begin PROVIDED DATA

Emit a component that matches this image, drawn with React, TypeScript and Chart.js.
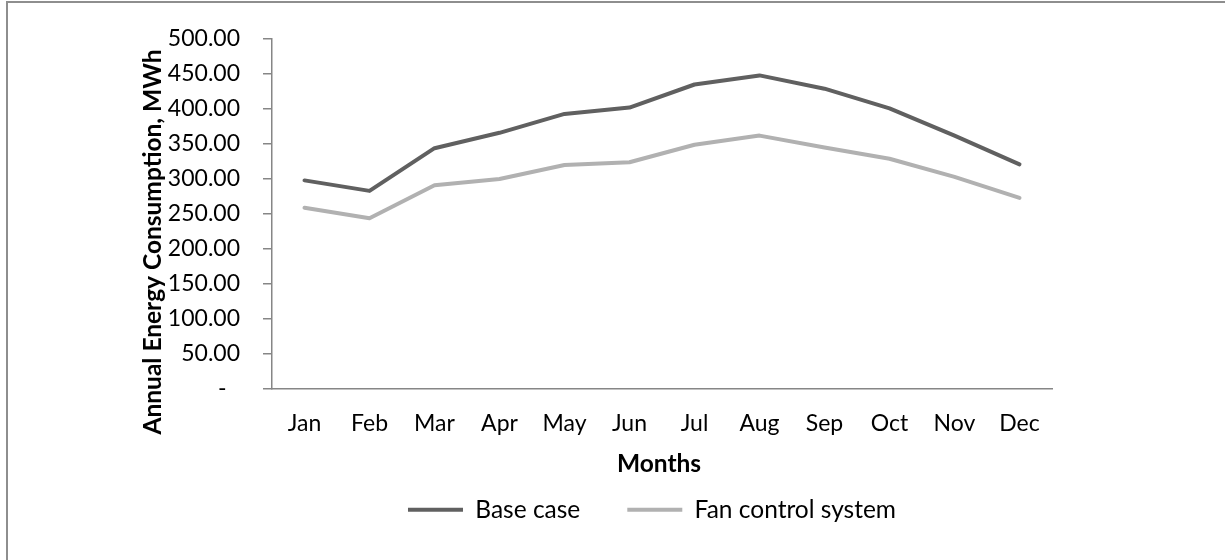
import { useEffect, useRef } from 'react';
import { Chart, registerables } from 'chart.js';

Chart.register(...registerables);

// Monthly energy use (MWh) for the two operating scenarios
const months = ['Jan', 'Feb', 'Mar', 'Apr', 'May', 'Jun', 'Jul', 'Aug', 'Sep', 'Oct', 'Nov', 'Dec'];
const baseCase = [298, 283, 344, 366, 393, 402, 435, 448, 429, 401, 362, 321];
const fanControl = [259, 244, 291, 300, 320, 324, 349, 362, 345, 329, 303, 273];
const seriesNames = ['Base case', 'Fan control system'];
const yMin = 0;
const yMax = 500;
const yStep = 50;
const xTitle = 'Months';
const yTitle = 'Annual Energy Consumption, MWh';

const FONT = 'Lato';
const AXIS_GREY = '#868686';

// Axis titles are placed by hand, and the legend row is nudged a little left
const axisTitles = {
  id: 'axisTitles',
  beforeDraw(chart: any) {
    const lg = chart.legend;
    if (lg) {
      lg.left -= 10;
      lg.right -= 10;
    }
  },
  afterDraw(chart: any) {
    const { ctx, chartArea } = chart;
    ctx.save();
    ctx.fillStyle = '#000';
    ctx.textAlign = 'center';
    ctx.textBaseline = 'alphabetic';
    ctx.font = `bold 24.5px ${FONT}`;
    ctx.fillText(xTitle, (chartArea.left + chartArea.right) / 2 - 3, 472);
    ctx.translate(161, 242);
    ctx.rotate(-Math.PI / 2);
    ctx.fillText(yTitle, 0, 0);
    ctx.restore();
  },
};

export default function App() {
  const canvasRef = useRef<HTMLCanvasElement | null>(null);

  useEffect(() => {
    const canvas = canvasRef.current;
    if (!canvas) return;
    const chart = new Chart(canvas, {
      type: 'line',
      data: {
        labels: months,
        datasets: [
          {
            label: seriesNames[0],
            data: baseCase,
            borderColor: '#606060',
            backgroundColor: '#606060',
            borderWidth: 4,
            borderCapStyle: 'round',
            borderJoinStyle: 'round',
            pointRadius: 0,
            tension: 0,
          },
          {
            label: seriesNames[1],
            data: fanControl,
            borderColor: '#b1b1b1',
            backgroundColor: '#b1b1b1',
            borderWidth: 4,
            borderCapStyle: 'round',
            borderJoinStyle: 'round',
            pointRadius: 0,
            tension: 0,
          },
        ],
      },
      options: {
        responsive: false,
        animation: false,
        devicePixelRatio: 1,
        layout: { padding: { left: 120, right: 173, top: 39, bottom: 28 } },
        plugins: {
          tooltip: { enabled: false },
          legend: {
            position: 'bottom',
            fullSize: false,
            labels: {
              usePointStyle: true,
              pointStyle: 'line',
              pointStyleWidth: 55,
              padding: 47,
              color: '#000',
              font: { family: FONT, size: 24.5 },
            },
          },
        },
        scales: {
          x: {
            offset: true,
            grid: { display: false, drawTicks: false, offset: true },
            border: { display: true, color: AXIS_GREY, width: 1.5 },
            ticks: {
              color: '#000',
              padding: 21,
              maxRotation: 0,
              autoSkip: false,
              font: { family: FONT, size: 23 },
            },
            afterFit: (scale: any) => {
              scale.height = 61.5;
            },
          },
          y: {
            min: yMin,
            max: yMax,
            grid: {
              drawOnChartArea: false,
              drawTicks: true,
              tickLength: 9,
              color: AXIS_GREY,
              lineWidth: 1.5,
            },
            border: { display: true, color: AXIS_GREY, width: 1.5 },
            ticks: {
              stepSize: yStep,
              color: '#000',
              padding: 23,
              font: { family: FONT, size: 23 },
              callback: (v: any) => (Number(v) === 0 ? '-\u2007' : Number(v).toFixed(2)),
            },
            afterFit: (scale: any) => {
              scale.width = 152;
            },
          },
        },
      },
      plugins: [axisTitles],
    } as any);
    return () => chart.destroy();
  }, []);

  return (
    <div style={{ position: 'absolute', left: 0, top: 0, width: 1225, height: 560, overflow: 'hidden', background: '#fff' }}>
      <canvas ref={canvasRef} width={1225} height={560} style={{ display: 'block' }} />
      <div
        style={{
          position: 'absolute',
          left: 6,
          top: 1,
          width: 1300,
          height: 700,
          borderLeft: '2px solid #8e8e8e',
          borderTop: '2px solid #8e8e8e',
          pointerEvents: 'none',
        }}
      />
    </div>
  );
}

end PROVIDED DATA

* GIVEN INSTRUCTION
Except for the pictures, print the data above exactly.

* EXERCISE OUTPUT
Emit a component that matches this image, drawn with React, TypeScript and Chart.js.
import { useEffect, useRef } from 'react';
import { Chart, registerables } from 'chart.js';

Chart.register(...registerables);

// Monthly energy use (MWh) for the two operating scenarios
const months = ['Jan', 'Feb', 'Mar', 'Apr', 'May', 'Jun', 'Jul', 'Aug', 'Sep', 'Oct', 'Nov', 'Dec'];
const baseCase = [298, 283, 344, 366, 393, 402, 435, 448, 429, 401, 362, 321];
const fanControl = [259, 244, 291, 300, 320, 324, 349, 362, 345, 329, 303, 273];
const seriesNames = ['Base case', 'Fan control system'];
const yMin = 0;
const yMax = 500;
const yStep = 50;
const xTitle = 'Months';
const yTitle = 'Annual Energy Consumption, MWh';

const FONT = 'Lato';
const AXIS_GREY = '#868686';

// Axis titles are placed by hand, and the legend row is nudged a little left
const axisTitles = {
  id: 'axisTitles',
  beforeDraw(chart: any) {
    const lg = chart.legend;
    if (lg) {
      lg.left -= 10;
      lg.right -= 10;
    }
  },
  afterDraw(chart: any) {
    const { ctx, chartArea } = chart;
    ctx.save();
    ctx.fillStyle = '#000';
    ctx.textAlign = 'center';
    ctx.textBaseline = 'alphabetic';
    ctx.font = `bold 24.5px ${FONT}`;
    ctx.fillText(xTitle, (chartArea.left + chartArea.right) / 2 - 3, 472);
    ctx.translate(161, 242);
    ctx.rotate(-Math.PI / 2);
    ctx.fillText(yTitle, 0, 0);
    ctx.restore();
  },
};

export default function App() {
  const canvasRef = useRef<HTMLCanvasElement | null>(null);

  useEffect(() => {
    const canvas = canvasRef.current;
    if (!canvas) return;
    const chart = new Chart(canvas, {
      type: 'line',
      data: {
        labels: months,
        datasets: [
          {
            label: seriesNames[0],
            data: baseCase,
            borderColor: '#606060',
            backgroundColor: '#606060',
            borderWidth: 4,
            borderCapStyle: 'round',
            borderJoinStyle: 'round',
            pointRadius: 0,
            tension: 0,
          },
          {
            label: seriesNames[1],
            data: fanControl,
            borderColor: '#b1b1b1',
            backgroundColor: '#b1b1b1',
            borderWidth: 4,
            borderCapStyle: 'round',
            borderJoinStyle: 'round',
            pointRadius: 0,
            tension: 0,
          },
        ],
      },
      options: {
        responsive: false,
        animation: false,
        devicePixelRatio: 1,
        layout: { padding: { left: 120, right: 173, top: 39, bottom: 28 } },
        plugins: {
          tooltip: { enabled: false },
          legend: {
            position: 'bottom',
            fullSize: false,
            labels: {
              usePointStyle: true,
              pointStyle: 'line',
              pointStyleWidth: 55,
              padding: 47,
              color: '#000',
              font: { family: FONT, size: 24.5 },
            },
          },
        },
        scales: {
          x: {
            offset: true,
            grid: { display: false, drawTicks: false, offset: true },
            border: { display: true, color: AXIS_GREY, width: 1.5 },
            ticks: {
              color: '#000',
              padding: 21,
              maxRotation: 0,
              autoSkip: false,
              font: { family: FONT, size: 23 },
            },
            afterFit: (scale: any) => {
              scale.height = 61.5;
            },
          },
          y: {
            min: yMin,
            max: yMax,
            grid: {
              drawOnChartArea: false,
              drawTicks: true,
              tickLength: 9,
              color: AXIS_GREY,
              lineWidth: 1.5,
            },
            border: { display: true, color: AXIS_GREY, width: 1.5 },
            ticks: {
              stepSize: yStep,
              color: '#000',
              padding: 23,
              font: { family: FONT, size: 23 },
              callback: (v: any) => (Number(v) === 0 ? '-\u2007' : Number(v).toFixed(2)),
            },
            afterFit: (scale: any) => {
              scale.width = 152;
            },
          },
        },
      },
      plugins: [axisTitles],
    } as any);
    return () => chart.destroy();
  }, []);

  return (
    <div style={{ position: 'absolute', left: 0, top: 0, width: 1225, height: 560, overflow: 'hidden', background: '#fff' }}>
      <canvas ref={canvasRef} width={1225} height={560} style={{ display: 'block' }} />
      <div
        style={{
          position: 'absolute',
          left: 6,
          top: 1,
          width: 1300,
          height: 700,
          borderLeft: '2px solid #8e8e8e',
          borderTop: '2px solid #8e8e8e',
          pointerEvents: 'none',
        }}
      />
    </div>
  );
}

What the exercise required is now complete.